Since spring is finally here, I prepared this dish with spring veggies and then added a homemade teriyaki sauce. This dish is extremely easy to make and will be ready in 20 minutes or less. Your homemade teriyaki sauce will take a little longer to cook, but you can make it ahead and refrigerate until ready to use.


Serves 4

For noodles with veggies 1 tablespoon canola oil
2 garlic cloves (peeled and sliced)
5 slices fresh ginger
1 bunch green asparagus (washed and cut into 1-inch pieces)
2 bunches scallions (washed and cut into 1-inch pieces)
1/2 cup peas
8 oz. soba noodles

For teriyaki sauce:
1 cup mirin (Japanese rice wine)
1 cup packed light brown sugar
1 cup soy sauce

Cook noodles in a pot of salted water until just tender but still firm to bite, about 8 minutes.
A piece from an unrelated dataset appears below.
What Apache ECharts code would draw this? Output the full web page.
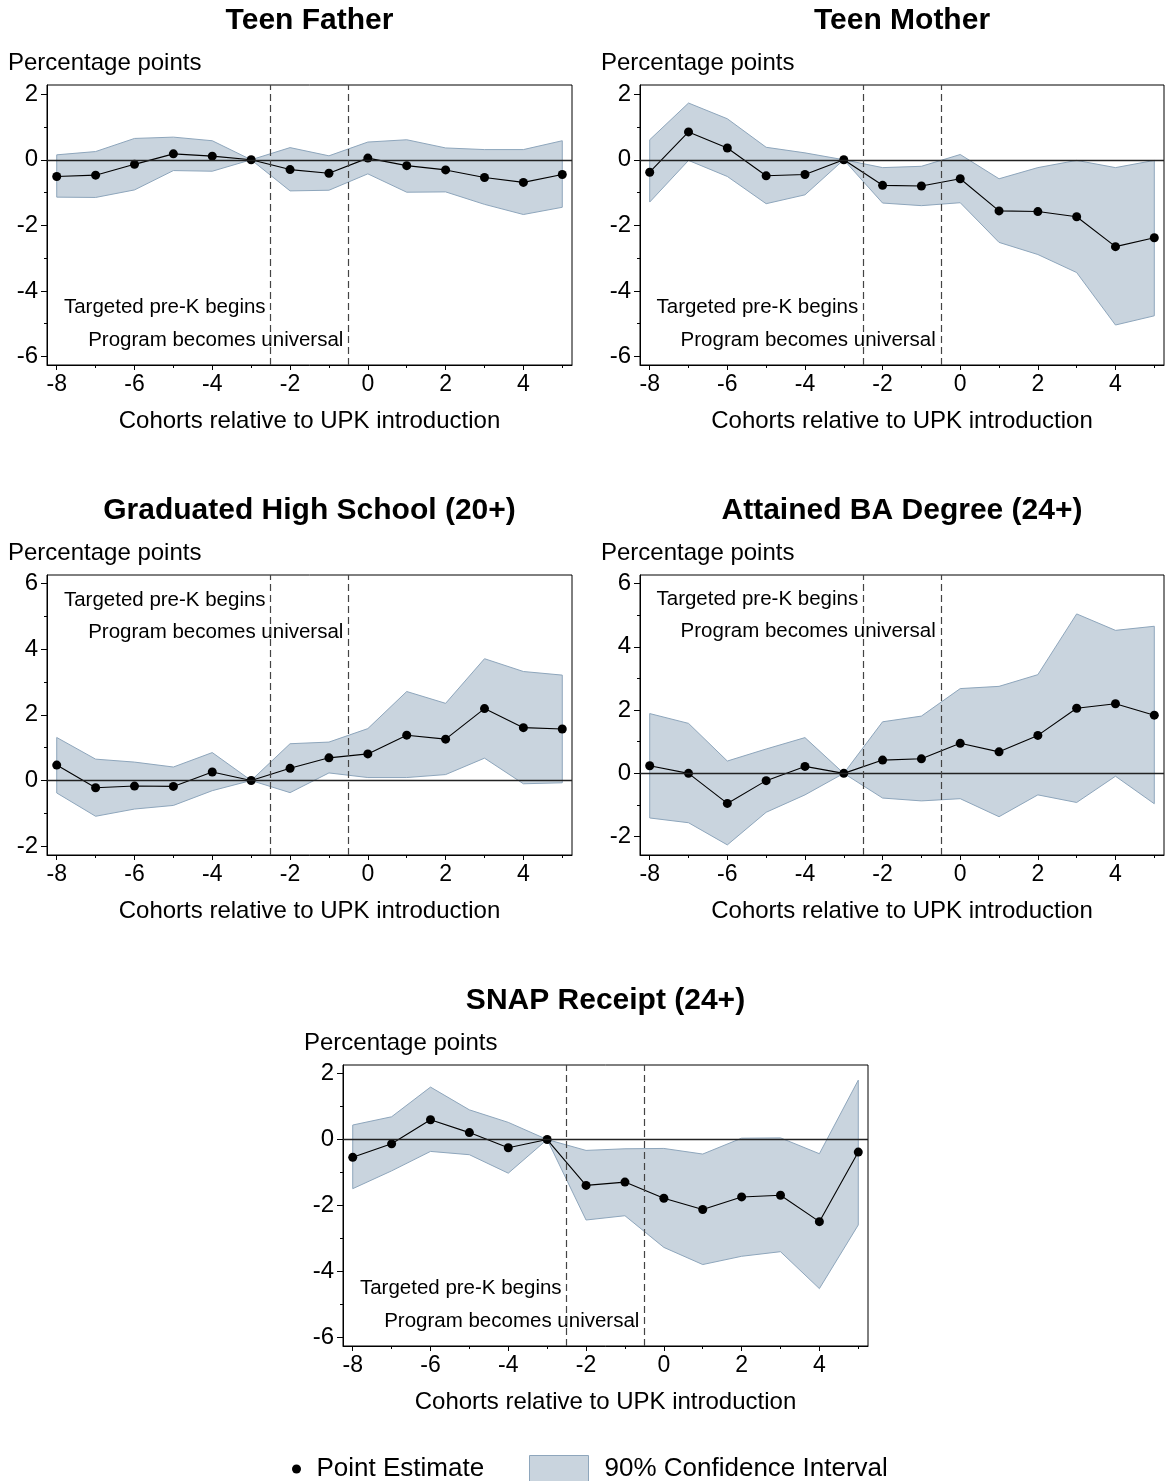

Drain and  rinse noodles under cold water. Drain well.

Heat a deep sauté pan or wok over high heat and add canola oil, ginger and garlic. Cook for 1-2 minutes until garlic is golden brown; remove using a slotted spoon; reserve garlic and discard ginger.

Add asparagus, scallions and peas and cook over medium-high heat until tender (about 4 minutes). Season to taste with salt.

Add cooked noodles and toss to combine. Transfer to a bowl and add teriyaki sauce.

For the teriyaki sauce: Combine all ingredients in a small sauce pan, bring to a boil and gently simmer, stirring occasionally until slightly thickened (about 40 minutes). Let cool.



  1. it is important to note, if the person is looking for gluten / grain-free, to CHECK the ingredients in the buckwheat noodles. The majority have Wheat flour as an ingredient. It is actually pretty difficult to find 100% buckwheat noodles. I have yet to find any at the Asian markets we frequent.

  2. Maumi, thanks for your comment! The noodles I used (Eden Selected) only contain whole buckwheat flour, however there is a warning since the equipment also handles wheat products.

  3. Am I understanding correctly that I should be using all three cups of the teriyaki sauce? That seems like a *lot* of sauce (and salt...).

    1. Hi Holly! Sorry for the confusion, but you are right the entire teriyaki sauce is too much. Just add a few tablespoons and refrigerate the rest. You can use the sauce over and over in other Asian dishes. Thanks!

    2. Thank you for such a quick response! Glad I checked--I would have just trusted otherwise and ruined this. Thank you! I"m so excited. It looks delicious!